All future advertising from vitamin entrepeneur Matthias Rath’s foundation and its allied organisations have to be vetted by the Association of Communications and Advertising, according to an Advertising Standards Authority (ASA) ruling.
The ASA made its ruling after the Dr Rath Health Foundation did not obey the directorate’s orders to refrain from saying that anti-retroviral drugs used by HIV/Aids patients are toxic and only vitamins will cure them.
Rath has been lobbying in South Africa against the use of anti-retroviral medicines, saying that the drugs are toxic and that people calling for greater access to them are the paid lackeys of pharmaceutical companies.
He maintains that HIV-positive people should instead take vitamins, which he claims can also cure cancer, heart disease and diabetes.

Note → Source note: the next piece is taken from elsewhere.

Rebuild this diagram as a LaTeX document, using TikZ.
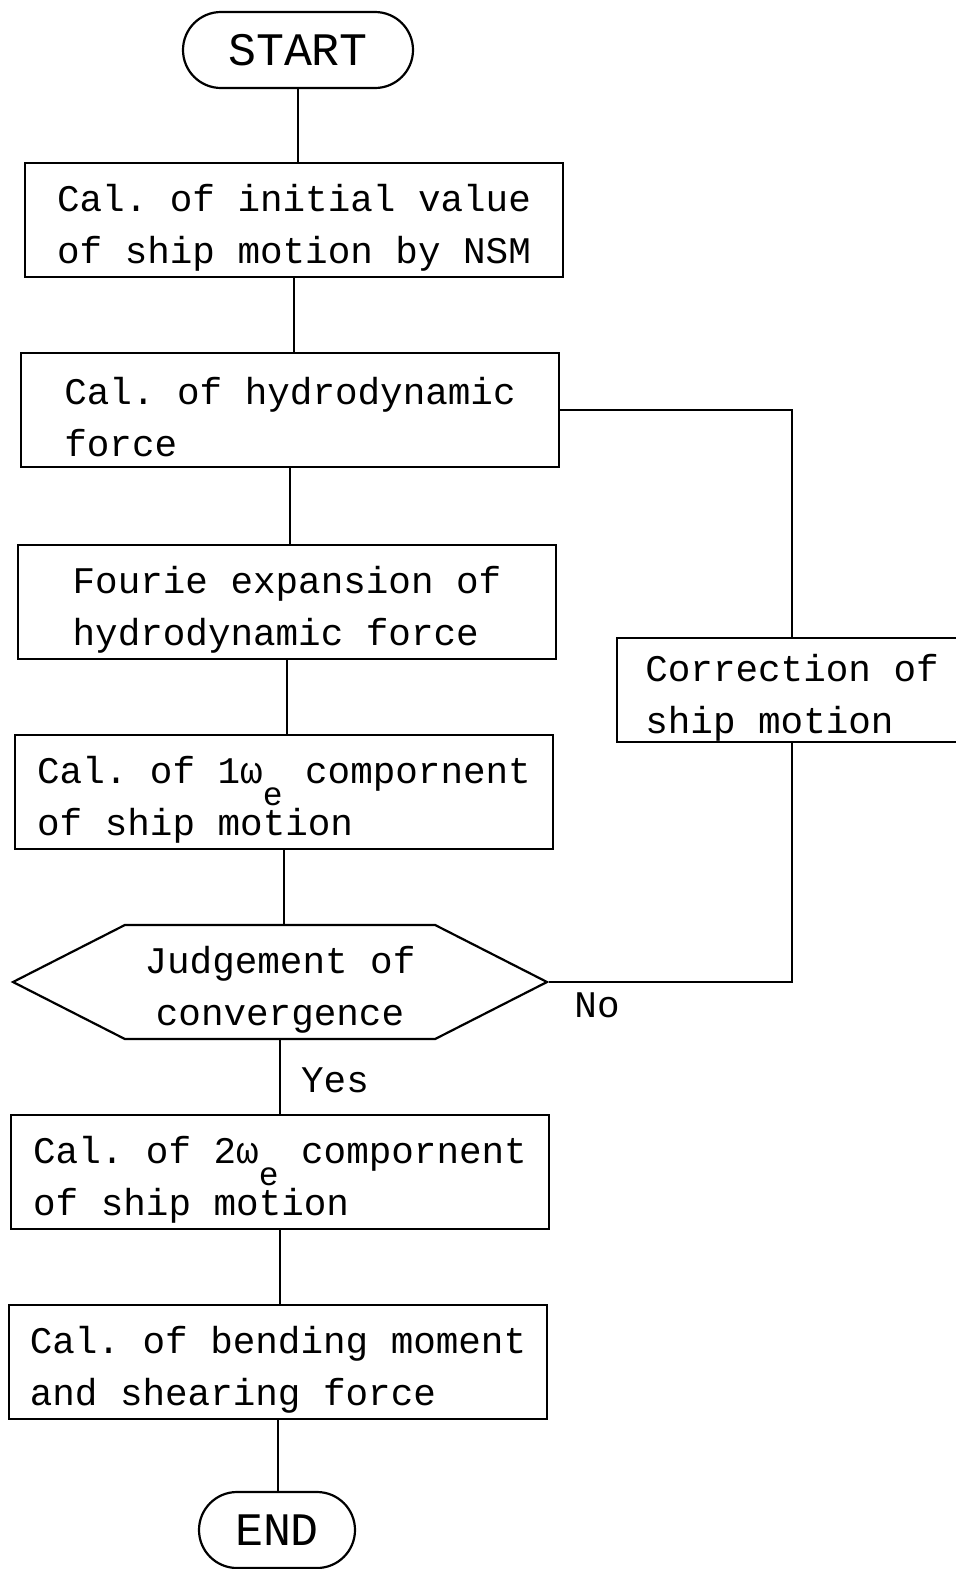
\documentclass[tikz,border=0pt]{standalone}
\usepackage{fontspec}
\setmonofont{Liberation Mono}
\usetikzlibrary{shapes.misc,shapes.symbols}

\newcommand{\omegae}[1]{#1ω\raisebox{-0.6em}{\fontsize{16.5}{26}\selectfont e}}

\begin{document}
\begin{tikzpicture}[x=0.5pt,y=-0.5pt]
    \useasboundingbox (0,0) rectangle (956,1569);
    \clip (0,0) rectangle (956,1569);

    \tikzset{BoxStyle/.style={draw, line width=1.1pt, rectangle, align=left, inner sep=0pt,
        minimum width=269pt, minimum height=57pt, font=\ttfamily\fontsize{18.8}{26}\selectfont,
        execute at begin node={\rule{0pt}{47pt}}}}
    \tikzset{TermStyle/.style={draw, line width=1.1pt, rounded rectangle, inner sep=0pt,
        minimum height=38pt, font=\ttfamily\fontsize{23.3}{26}\selectfont}}
    \tikzset{JudgeStyle/.style={BoxStyle, align=center, signal, signal to=east and west,
        signal pointer angle=54, minimum width=267pt}}
    \tikzset{EdgeStyle/.style={line width=1.1pt}}
    \tikzset{LabelStyle/.style={font=\ttfamily\fontsize{18.8}{26}\selectfont}}

    \node[TermStyle, minimum width=115pt] (start) at (298,50) {START};
    \node[BoxStyle] (init) at (294,220) {Cal. of initial value\\of ship motion by NSM};
    \node[BoxStyle] (hydro) at (290,410) {Cal. of hydrodynamic\\force};
    \node[BoxStyle] (fourie) at (287,602) {Fourie expansion of\\hydrodynamic force};
    \node[BoxStyle] (first) at (284,792) {Cal. of \omegae{1} compornent\\of ship motion};
    \node[JudgeStyle] (judge) at (280,982) {Judgement of\\convergence};
    \node[BoxStyle] (second) at (280,1172) {Cal. of \omegae{2} compornent\\of ship motion};
    \node[BoxStyle] (moment) at (278,1362) {Cal. of bending moment\\and shearing force};
    \node[TermStyle, minimum width=78pt] (end) at (277,1530) {END};

    \node[BoxStyle, minimum width=175pt, minimum height=52pt] (corr) at (792,690) {Correction of\\ship motion};

    \draw[EdgeStyle] (start.south) -- (start.south |- init.north);
    \draw[EdgeStyle] (init.south) -- (init.south |- hydro.north);
    \draw[EdgeStyle] (hydro.south) -- (hydro.south |- fourie.north);
    \draw[EdgeStyle] (fourie.south) -- (fourie.south |- first.north);
    \draw[EdgeStyle] (first.south) -- (first.south |- judge.north);
    \draw[EdgeStyle] (judge.south) -- (judge.south |- second.north);
    \draw[EdgeStyle] (second.south) -- (second.south |- moment.north);
    \draw[EdgeStyle] (moment.south) -- (moment.south |- end.north);

    \draw[EdgeStyle] (hydro.east) -| (corr.north);
    \draw[EdgeStyle] (judge.east) -| (corr.south);
    \node[LabelStyle] (no) at (597,1005) {No};
    \node[LabelStyle] (yes) at (335,1080) {Yes};
\end{tikzpicture}
\end{document}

”The respondent’s advertisements are reckless in the extreme, considering that they make unsubstantiated claims on a matter affecting hundreds of thousands of people living with HIV/Aids,” says the ASA ruling, which was made public last week Monday.
”The respondent’s marketing campaign misleads and causes great confusion among people facing a life-threatening epidemic, creating a volatile atmosphere of misinformation and incorrect medical decisions.
”For a period of 12 months, the Dr Rath Health Foundation and its allied organisations will not only have to submit their advertising prior to publication, but they also have to make a adverse publicity statement that ”must appear once in each South African publication in which the respondent [the Dr Rath Health Foundation] has placed an advertisement in breach of the original ruling, being The Sowetan, City Vision and The Mercury”.
”The statements must be A4 size and must appear in the main section of the newspapers,” says the ASA ruling.
Khaya Buthelezi, Rath’s spokesperson, was not immediately available for comment.
Treatment Action Campaign spokesperson Sipho Mthathi said: ”This is an important development. He [Rath] won’t be able to publish anything dangerous for public health, or something that scares and confuses people. But advertising is one thing. Rath continues to conduct his experiments, that is a bigger concern.
In June this year, the Cape High Court reserved judgement in an urgent application by the Treatment Action Campaign (TAC) for an anti-defamation interdict against Rath.
Judge Siraj Desai said at the time it would take ”several weeks” for him and his two colleagues to formulate their findings.